YOUR GOAL:
Copy each line that contains the word "chart".

━━━ AVAILABLE RECORDS ━━━

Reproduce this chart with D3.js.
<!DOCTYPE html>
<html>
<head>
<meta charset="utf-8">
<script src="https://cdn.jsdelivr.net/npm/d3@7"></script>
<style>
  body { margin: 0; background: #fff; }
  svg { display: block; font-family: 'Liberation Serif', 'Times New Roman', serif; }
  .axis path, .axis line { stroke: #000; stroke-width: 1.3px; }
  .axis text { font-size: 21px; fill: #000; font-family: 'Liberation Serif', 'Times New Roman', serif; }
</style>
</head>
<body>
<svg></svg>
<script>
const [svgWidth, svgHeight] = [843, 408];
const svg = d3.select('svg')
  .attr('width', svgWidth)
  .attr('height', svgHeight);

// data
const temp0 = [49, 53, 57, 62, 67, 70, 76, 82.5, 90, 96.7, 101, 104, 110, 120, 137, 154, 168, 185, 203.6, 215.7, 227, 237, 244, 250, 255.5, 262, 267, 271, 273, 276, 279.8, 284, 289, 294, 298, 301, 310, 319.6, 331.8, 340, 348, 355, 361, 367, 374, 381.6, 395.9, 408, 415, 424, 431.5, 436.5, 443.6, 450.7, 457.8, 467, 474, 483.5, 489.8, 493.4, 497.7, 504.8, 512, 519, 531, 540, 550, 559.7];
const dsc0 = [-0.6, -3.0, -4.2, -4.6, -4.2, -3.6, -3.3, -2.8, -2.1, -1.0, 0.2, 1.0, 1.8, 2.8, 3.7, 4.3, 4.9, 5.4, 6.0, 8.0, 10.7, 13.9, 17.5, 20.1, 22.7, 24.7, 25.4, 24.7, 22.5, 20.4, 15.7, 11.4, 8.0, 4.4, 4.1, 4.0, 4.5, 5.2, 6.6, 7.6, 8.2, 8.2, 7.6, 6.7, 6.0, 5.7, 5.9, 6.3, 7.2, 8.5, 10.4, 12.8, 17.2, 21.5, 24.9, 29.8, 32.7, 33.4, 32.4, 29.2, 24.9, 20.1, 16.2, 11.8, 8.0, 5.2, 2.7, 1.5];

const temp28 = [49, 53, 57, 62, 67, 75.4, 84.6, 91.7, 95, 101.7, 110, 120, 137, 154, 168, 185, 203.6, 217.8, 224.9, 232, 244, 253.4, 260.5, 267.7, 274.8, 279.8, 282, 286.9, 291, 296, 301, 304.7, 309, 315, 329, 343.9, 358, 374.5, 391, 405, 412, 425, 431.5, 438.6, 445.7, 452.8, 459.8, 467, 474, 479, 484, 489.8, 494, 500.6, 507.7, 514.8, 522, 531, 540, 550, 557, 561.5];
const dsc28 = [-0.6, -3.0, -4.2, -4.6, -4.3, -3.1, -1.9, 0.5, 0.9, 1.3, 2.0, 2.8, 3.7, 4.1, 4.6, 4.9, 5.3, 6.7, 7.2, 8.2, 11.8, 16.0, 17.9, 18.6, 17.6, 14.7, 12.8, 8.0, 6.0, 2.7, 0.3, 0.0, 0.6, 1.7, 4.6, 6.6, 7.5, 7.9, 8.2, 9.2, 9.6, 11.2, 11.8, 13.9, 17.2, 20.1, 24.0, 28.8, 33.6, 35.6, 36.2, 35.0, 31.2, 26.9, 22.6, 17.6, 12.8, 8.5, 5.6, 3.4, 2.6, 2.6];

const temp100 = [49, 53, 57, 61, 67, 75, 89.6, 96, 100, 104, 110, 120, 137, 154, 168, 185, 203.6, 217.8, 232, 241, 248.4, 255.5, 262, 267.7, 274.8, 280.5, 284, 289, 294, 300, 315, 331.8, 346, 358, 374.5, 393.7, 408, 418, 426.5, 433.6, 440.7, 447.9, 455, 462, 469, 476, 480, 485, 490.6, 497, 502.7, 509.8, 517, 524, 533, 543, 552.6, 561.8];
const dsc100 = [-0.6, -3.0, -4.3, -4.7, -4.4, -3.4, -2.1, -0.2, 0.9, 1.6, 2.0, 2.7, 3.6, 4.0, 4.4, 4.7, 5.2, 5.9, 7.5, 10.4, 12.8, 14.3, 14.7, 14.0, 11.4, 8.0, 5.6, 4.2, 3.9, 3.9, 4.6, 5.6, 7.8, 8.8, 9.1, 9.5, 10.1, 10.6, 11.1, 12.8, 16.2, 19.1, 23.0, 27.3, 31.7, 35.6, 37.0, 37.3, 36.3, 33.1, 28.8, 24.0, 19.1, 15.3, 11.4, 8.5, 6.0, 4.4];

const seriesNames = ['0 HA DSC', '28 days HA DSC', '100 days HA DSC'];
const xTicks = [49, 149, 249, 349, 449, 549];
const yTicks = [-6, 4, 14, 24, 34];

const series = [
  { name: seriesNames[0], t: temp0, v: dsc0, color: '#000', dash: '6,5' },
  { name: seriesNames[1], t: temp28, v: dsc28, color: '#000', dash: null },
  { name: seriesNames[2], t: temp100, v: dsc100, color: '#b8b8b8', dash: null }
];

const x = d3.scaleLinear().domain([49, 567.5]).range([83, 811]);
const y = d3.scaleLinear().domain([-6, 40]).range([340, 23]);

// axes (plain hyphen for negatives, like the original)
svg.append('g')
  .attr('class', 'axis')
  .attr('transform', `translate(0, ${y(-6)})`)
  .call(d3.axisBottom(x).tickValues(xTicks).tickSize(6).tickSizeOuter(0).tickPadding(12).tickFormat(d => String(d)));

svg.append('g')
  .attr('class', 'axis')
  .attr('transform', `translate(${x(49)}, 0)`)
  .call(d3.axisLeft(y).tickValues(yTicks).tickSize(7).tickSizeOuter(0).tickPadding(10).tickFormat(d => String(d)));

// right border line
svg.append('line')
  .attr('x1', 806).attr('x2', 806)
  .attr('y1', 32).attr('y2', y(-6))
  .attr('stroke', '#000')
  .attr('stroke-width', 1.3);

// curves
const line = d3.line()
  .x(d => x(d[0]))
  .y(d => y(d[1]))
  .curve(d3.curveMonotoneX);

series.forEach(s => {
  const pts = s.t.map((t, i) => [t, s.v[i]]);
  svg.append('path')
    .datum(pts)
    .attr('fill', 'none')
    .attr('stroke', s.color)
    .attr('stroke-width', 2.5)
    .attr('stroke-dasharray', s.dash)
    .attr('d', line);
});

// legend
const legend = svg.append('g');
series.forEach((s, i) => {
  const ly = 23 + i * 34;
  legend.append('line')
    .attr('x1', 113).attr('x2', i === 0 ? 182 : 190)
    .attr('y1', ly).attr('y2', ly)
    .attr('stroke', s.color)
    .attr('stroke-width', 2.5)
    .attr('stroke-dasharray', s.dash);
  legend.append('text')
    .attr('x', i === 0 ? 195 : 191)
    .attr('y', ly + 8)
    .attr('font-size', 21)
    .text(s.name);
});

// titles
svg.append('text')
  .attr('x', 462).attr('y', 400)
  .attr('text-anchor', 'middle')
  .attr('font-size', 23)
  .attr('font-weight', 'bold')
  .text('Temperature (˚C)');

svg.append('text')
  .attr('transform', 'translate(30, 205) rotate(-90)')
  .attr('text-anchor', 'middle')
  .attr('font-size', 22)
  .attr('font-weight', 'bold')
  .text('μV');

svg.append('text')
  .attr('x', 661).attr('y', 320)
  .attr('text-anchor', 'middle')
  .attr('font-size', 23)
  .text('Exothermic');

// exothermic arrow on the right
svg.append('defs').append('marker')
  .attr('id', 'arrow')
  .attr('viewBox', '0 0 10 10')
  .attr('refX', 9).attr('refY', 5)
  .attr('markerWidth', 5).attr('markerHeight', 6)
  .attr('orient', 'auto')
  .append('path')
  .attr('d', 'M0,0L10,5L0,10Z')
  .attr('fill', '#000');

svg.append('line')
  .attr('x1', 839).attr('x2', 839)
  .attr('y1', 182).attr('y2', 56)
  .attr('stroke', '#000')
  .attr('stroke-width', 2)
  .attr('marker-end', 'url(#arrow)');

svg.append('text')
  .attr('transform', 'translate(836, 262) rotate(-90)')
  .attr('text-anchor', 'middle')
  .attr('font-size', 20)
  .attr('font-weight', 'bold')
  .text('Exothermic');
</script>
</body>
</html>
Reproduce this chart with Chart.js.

━━━

TASK SOLUTION:
Reproduce this chart with D3.js.
Reproduce this chart with Chart.js.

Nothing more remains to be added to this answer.